Can de-duplication have stave off the data avalanche? By Nick Cater, Iron Mountain Digital.
A key way of reducing data is to examine how much information is simply replicated by multiple users: standardised operating systems and applications have brought thousands of identical files on legions of computers. Add to that identical multi-megabit attachments stored in multiple recipients' inboxes, and it's easy to see how much duplicate documents add to an organisation's storage requirements.
De-duplication deserves to score higher on the IT agenda as a method to help reduce storage and power costs through streamlining the amount of information needing to be backed up. It also helps to address issues such as business continuity, e-discovery, and compliance requests.
De-duplication technologies can take a number of forms, but the core methodologies are elimination of identical duplicate files across the network, incremental backups and file compression.
These techniques can strip out a huge amount of backed-up data that simply isn't needed. The technology also works across distributed data centres, ensuring one centralised version of a document is backed up, rather than several different versions held on different devices.
Useful though it is, de-duplication only tackles the initial symptoms of the data deluge, and will not be able to match the growing average size of files as video and media files increasingly used. Data reduction takes de-duplication one step further, moving it from a reactive to a proactive approach to data management. The technique automates data movement and deletion from the desktop, reducing the physical volume of data moving around the organisation.
Policy-driven, the technique 'tags' files that are deemed no longer required: this is established through a rules-based system that can be set up by administrators or IT managers. These files can then be extracted from their current position, and either moved to the archive, or deleted securely.
Data reduction should, theoretically, reduce the requirement to educate users about how to manage their own data storage effectively. Moving data management to an automated, policy-driven mechanism removes the need for colleagues to worry about where and when their data is backed-up.

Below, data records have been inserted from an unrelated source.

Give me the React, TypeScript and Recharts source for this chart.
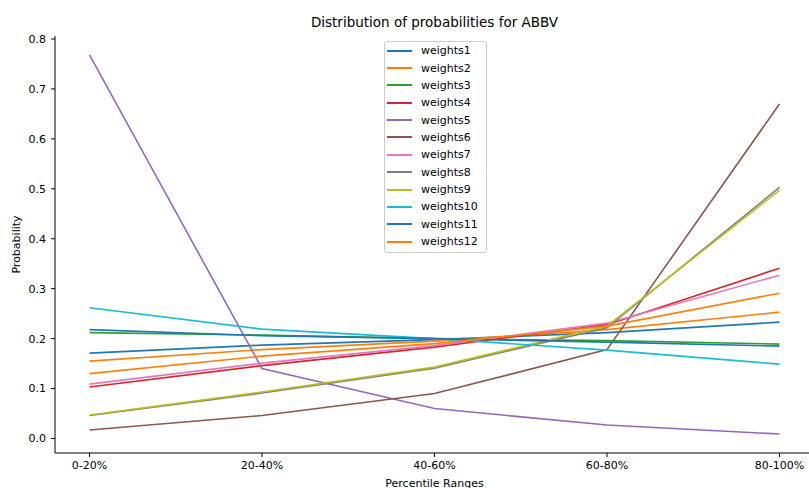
import React from "react";
import { LineChart, Line, XAxis, YAxis, Legend } from "recharts";

const categories = ["0-20%", "20-40%", "40-60%", "60-80%", "80-100%"];

const weights1 = [0.171, 0.187, 0.198, 0.212, 0.233];
const weights2 = [0.155, 0.178, 0.195, 0.218, 0.253];
const weights3 = [0.212, 0.207, 0.2, 0.196, 0.189];
const weights4 = [0.103, 0.146, 0.183, 0.228, 0.341];
const weights5 = [0.768, 0.14, 0.06, 0.027, 0.009];
const weights6 = [0.017, 0.046, 0.09, 0.178, 0.67];
const weights7 = [0.109, 0.151, 0.186, 0.231, 0.327];
const weights8 = [0.046, 0.091, 0.141, 0.222, 0.503];
const weights9 = [0.047, 0.093, 0.143, 0.225, 0.497];
const weights10 = [0.262, 0.219, 0.2, 0.177, 0.149];
const weights11 = [0.218, 0.206, 0.2, 0.193, 0.185];
const weights12 = [0.13, 0.165, 0.19, 0.225, 0.291];

const yTicks = [0, 0.1, 0.2, 0.3, 0.4, 0.5, 0.6, 0.7, 0.8];

const seriesNames = [
  "weights1", "weights2", "weights3", "weights4", "weights5", "weights6",
  "weights7", "weights8", "weights9", "weights10", "weights11", "weights12",
];
const seriesValues = [
  weights1, weights2, weights3, weights4, weights5, weights6,
  weights7, weights8, weights9, weights10, weights11, weights12,
];
const colors = [
  "#1f77b4", "#ff7f0e", "#2ca02c", "#d62728", "#9467bd", "#8c564b",
  "#e377c2", "#7f7f7f", "#bcbd22", "#17becf", "#1f77b4", "#ff7f0e",
];

const data = categories.map((c, i) => {
  const row: any = { x: i, label: c };
  seriesNames.forEach((n, j) => (row[n] = seriesValues[j][i]));
  return row;
});

const font = '"DejaVu Sans", sans-serif';

const LegendBox = () => (
  <div
    style={{
      boxSizing: "border-box",
      width: 103,
      height: 212,
      border: "1px solid #cccccc",
      borderRadius: 3,
      background: "rgba(255,255,255,0.8)",
      fontFamily: font,
      fontSize: 11,
      color: "#000",
    }}
  >
    {seriesNames.map((n, i) => (
      <div key={n} style={{ display: "flex", alignItems: "center", height: 17.36 }}>
        <span
          style={{
            display: "block",
            flex: "none",
            width: 25,
            height: 2,
            background: colors[i],
            marginLeft: 2,
            marginRight: 9,
          }}
        />
        <span style={{ lineHeight: "17px" }}>{n}</span>
      </div>
    ))}
  </div>
);

const App: React.FC = () => {
  return (
    <div
      style={{
        position: "absolute",
        left: 0,
        top: 0,
        width: 809,
        height: 488,
        overflow: "hidden",
        background: "#fff",
        fontFamily: font,
      }}
    >
      <div
        style={{
          position: "absolute",
          left: 55,
          width: 759,
          top: 16,
          textAlign: "center",
          fontSize: 13.5,
          lineHeight: "13.5px",
          color: "#000",
        }}
      >
        Distribution of probabilities for ABBV
      </div>
      <LineChart width={814} height={488} data={data} margin={{ top: 36, right: 0, bottom: 0, left: 0 }}>
        <XAxis
          dataKey="x"
          type="number"
          domain={[-0.2, 4.2]}
          allowDataOverflow
          ticks={[0, 1, 2, 3, 4]}
          tickFormatter={(v) => categories[v]}
          height={35}
          tickSize={4}
          tickMargin={4}
          tick={{ fill: "#000", fontSize: 11, fontFamily: font }}
          tickLine={{ stroke: "#000" }}
          axisLine={{ stroke: "#000" }}
          label={{ value: "Percentile Ranges", position: "insideBottom", offset: 1, fill: "#000", fontSize: 11, fontFamily: font }}
        />
        <XAxis
          xAxisId="top"
          orientation="top"
          dataKey="x"
          type="number"
          domain={[-0.2, 4.2]}
          allowDataOverflow
          height={0}
          tick={false}
          tickLine={false}
          axisLine={{ stroke: "#000" }}
        />
        <YAxis
          type="number"
          domain={[-0.029, 0.806]}
          allowDataOverflow
          ticks={yTicks}
          tickFormatter={(v) => v.toFixed(1)}
          width={55}
          tickSize={4}
          tickMargin={5}
          tick={{ fill: "#000", fontSize: 11, fontFamily: font }}
          tickLine={{ stroke: "#000" }}
          axisLine={{ stroke: "#000" }}
          label={{
            value: "Probability",
            angle: -90,
            position: "insideLeft",
            offset: 16,
            fill: "#000",
            fontSize: 11,
            fontFamily: font,
            style: { textAnchor: "middle" },
          }}
        />
        {seriesNames.map((n, i) => (
          <Line
            key={n}
            type="linear"
            dataKey={n}
            stroke={colors[i]}
            strokeWidth={1.6}
            dot={false}
            isAnimationActive={false}
          />
        ))}
        <Legend
          layout="vertical"
          align="center"
          verticalAlign="middle"
          wrapperStyle={{ left: 384, top: 41, width: 103, height: 212 }}
          content={() => <LegendBox />}
        />
      </LineChart>
    </div>
  );
};

export default App;
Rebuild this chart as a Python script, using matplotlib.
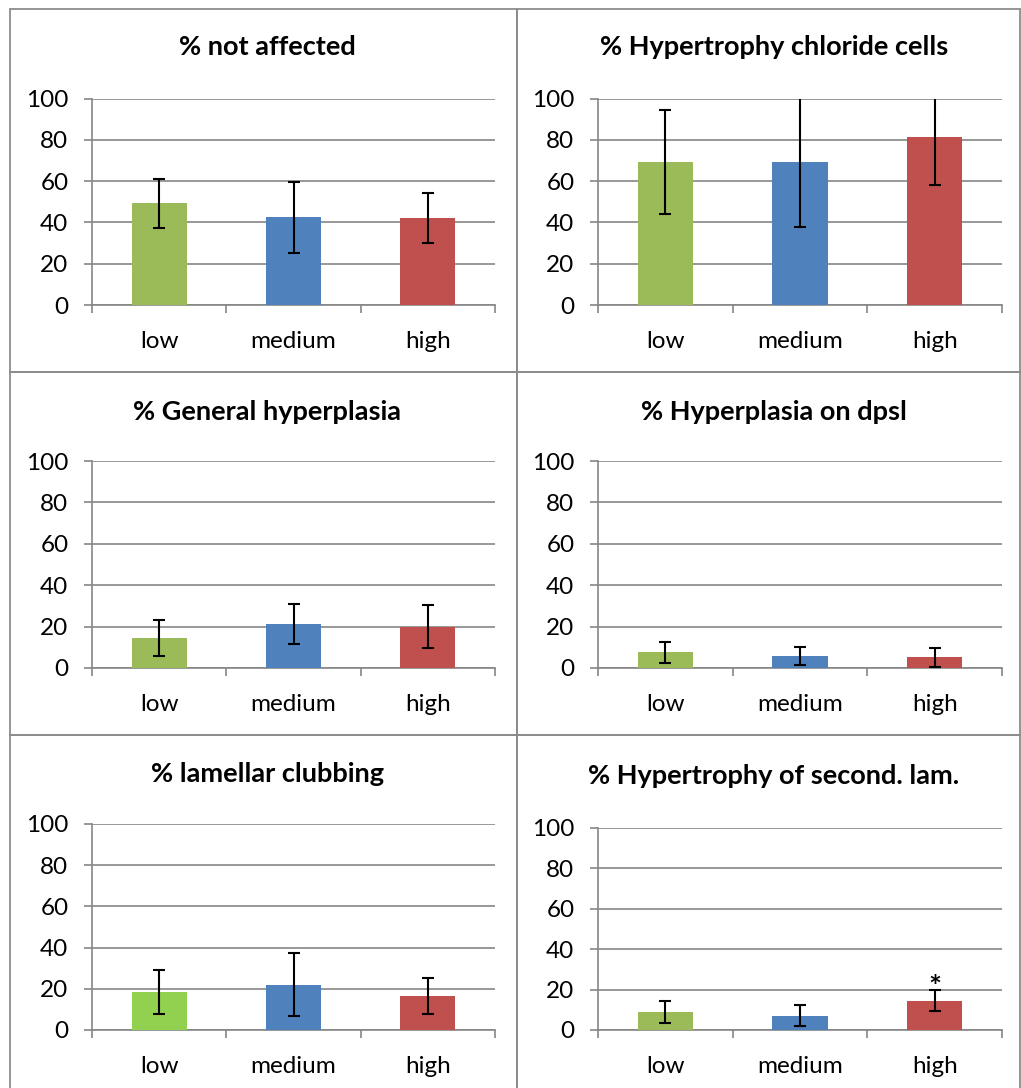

However, ensuring users understand why data reduction policies are in place - and how they can remove any blockages to the backup pipeline - will always help an organisation's long-term data strategies to succeed. Common practices such as using email inboxes as a secondary storage system for large documents will always continue, so IT managers should encourage users to take a robust and rigorous approach to their individual storage habits - before somebody else does.